The problem with the Odessa staircase segment is that in real life it never happened. There was no brutal massacre on the staircase—nothing of the sort ever happened. The mutiny happened. The Odessans were on strike. But the massacre and the cause and effect were twisted by Eisenstein (Osborn).
What Eisenstein also leaves out is that the heroic ending wherein the sailors of the Potemkin are permitted to sail away by other mutineers aboard other battleships sent to stop was not really the end of the story. The actual Potemkin was permitted to depart but it was not permitted to dock anywhere. The mutineers were all eventually killed or arrested. It was not a glorious ending at all. The other ship that saw a mutiny faired even worse.
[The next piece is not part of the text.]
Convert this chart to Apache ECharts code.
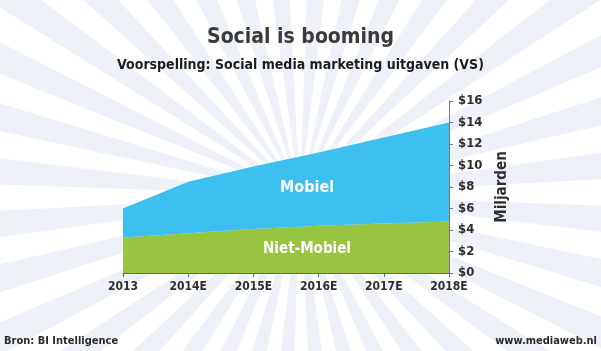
<!DOCTYPE html>
<html>
<head>
<meta charset="utf-8">
<style>
  html, body { margin: 0; padding: 0; background: #fff; }
  #chart { width: 601px; height: 351px; }
</style>
<script src="https://cdn.jsdelivr.net/npm/echarts@6/dist/echarts.min.js"></script>
</head>
<body>
<div id="chart"></div>
<script>
const years = ["2013", "2014E", "2015E", "2016E", "2017E", "2018E"];
const nietMobiel = [3.3, 3.7, 4.1, 4.4, 4.6, 4.8];
const mobiel = [2.7, 4.8, 5.8, 6.8, 8.0, 9.2];
const yTicks = [0, 2, 4, 6, 8, 10, 12, 14, 16];

const font = "'DejaVu Sans Condensed', sans-serif";

// sunburst background rays
function rays(cx, cy) {
  const out = [];
  const r = 900;
  for (let i = 0; i < 36; i++) {
    const a0 = (i * 10 + 2) * Math.PI / 180;
    const a1 = a0 + 5 * Math.PI / 180;
    out.push({
      type: "polygon",
      silent: true,
      z: -10,
      shape: {
        points: [
          [cx, cy],
          [cx + r * Math.cos(a0), cy + r * Math.sin(a0)],
          [cx + r * Math.cos(a1), cy + r * Math.sin(a1)],
        ],
      },
      style: { fill: "#eef2f8" },
    });
  }
  return out;
}

const chart = echarts.init(document.getElementById("chart"));

chart.setOption({
  backgroundColor: "#ffffff",
  animation: false,
  title: [
    {
      text: "Social is booming",
      left: "center",
      top: 22,
      textStyle: { fontFamily: font, fontWeight: "bold", fontSize: 21, color: "#3a3a3a" },
    },
    {
      text: "Voorspelling: Social media marketing uitgaven (VS)",
      left: "center",
      top: 53,
      textStyle: { fontFamily: font, fontWeight: "bold", fontSize: 14, color: "#1c1c1c" },
    },
  ],
  grid: { left: 123, right: 152, top: 101, bottom: 78 },
  xAxis: {
    type: "category",
    data: years,
    boundaryGap: false,
    axisLine: { lineStyle: { color: "#666", width: 1 } },
    axisTick: { length: 4, lineStyle: { color: "#666" } },
    axisLabel: {
      margin: 8,
      fontFamily: font,
      fontWeight: "bold",
      fontSize: 12,
      color: "#2e2e2e",
    },
  },
  yAxis: {
    type: "value",
    position: "right",
    min: 0,
    max: 16,
    interval: 2,
    splitLine: { show: false },
    axisLine: { show: true, lineStyle: { color: "#777", width: 1 } },
    axisTick: { show: true, length: 4, lineStyle: { color: "#777" } },
    axisLabel: {
      margin: 9,
      fontFamily: font,
      fontWeight: "bold",
      fontSize: 13,
      color: "#2e2e2e",
      formatter: (v) => (yTicks.includes(v) ? "$" + v : ""),
    },
    name: "Miljarden",
    nameLocation: "middle",
    nameRotate: 90,
    nameGap: 46,
    nameTextStyle: { fontFamily: font, fontWeight: "bold", fontSize: 15, color: "#2e2e2e" },
  },
  series: [
    {
      name: "Niet-Mobiel",
      type: "line",
      stack: "total",
      data: nietMobiel,
      symbol: "none",
      lineStyle: { width: 0 },
      areaStyle: { color: "#97c53f", opacity: 1 },
    },
    {
      name: "Mobiel",
      type: "line",
      stack: "total",
      data: mobiel,
      symbol: "none",
      lineStyle: { width: 0 },
      areaStyle: { color: "#3dbfef", opacity: 1 },
    },
  ],
  graphic: [
    ...rays(300, 195),
    {
      type: "text",
      z: 10,
      style: {
        text: "Mobiel",
        x: 307, y: 188,
        align: "center", verticalAlign: "middle",
        font: "bold 16px " + font,
        fill: "#ffffff",
      },
    },
    {
      type: "text",
      z: 10,
      style: {
        text: "Niet-Mobiel",
        x: 307, y: 249,
        align: "center", verticalAlign: "middle",
        font: "bold 15px " + font,
        fill: "#ffffff",
      },
    },
    {
      type: "text",
      z: 10,
      style: {
        text: "Bron: BI Intelligence",
        x: 4, y: 341,
        verticalAlign: "middle",
        font: "bold 11px " + font,
        fill: "#2a2a2a",
      },
    },
    {
      type: "text",
      z: 10,
      style: {
        text: "www.mediaweb.nl",
        x: 597, y: 341,
        align: "right", verticalAlign: "middle",
        font: "bold 11px " + font,
        fill: "#2a2a2a",
      },
    },
  ],
});
</script>
</body>
</html>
In conclusion, the film The Battleship Potemkin is a piece of Soviet propaganda through and through. Though recognized as a brilliant piece of filmmaking, shocking and dramatic in turns, from the perspective of history it is completely slanted, telling the events from the perspective of a Soviet twenty years later, filling the film with small details and offensive caricatures of Old World Russia that simply were not true. Eisenstein misrepresents the facts about Potemkin, the facts about what happened at Odessa when the soldiers arrived, and the facts about what happened to the so-called heroes aboard the ship when the left the port. The film plays up the ideals of the Revolution but is as truthful in its depiction of what happened as Tarantino’s Once Upon a Time in Hollywood. Both are fantasies that take as their starting point a real time and place where real people existed and acted, where real movements and events serve as the backdrop. Both use that real history as a canvas upon which to project their own ideas about life.
Works Cited
Bascomb, Neal. Red Mutiny: Eleven Fateful Days on the Battleship Potemkin. Boston: Houghton Mifflin, 2007.
Eisenstein, Sergei. The Battleship Potemkin.
Neff, Taylor. "Propaganda on the Big Screen: Film in the Soviet Union from 1925 to 1936." The FGCUStudent Research Journal 3.2 (2017).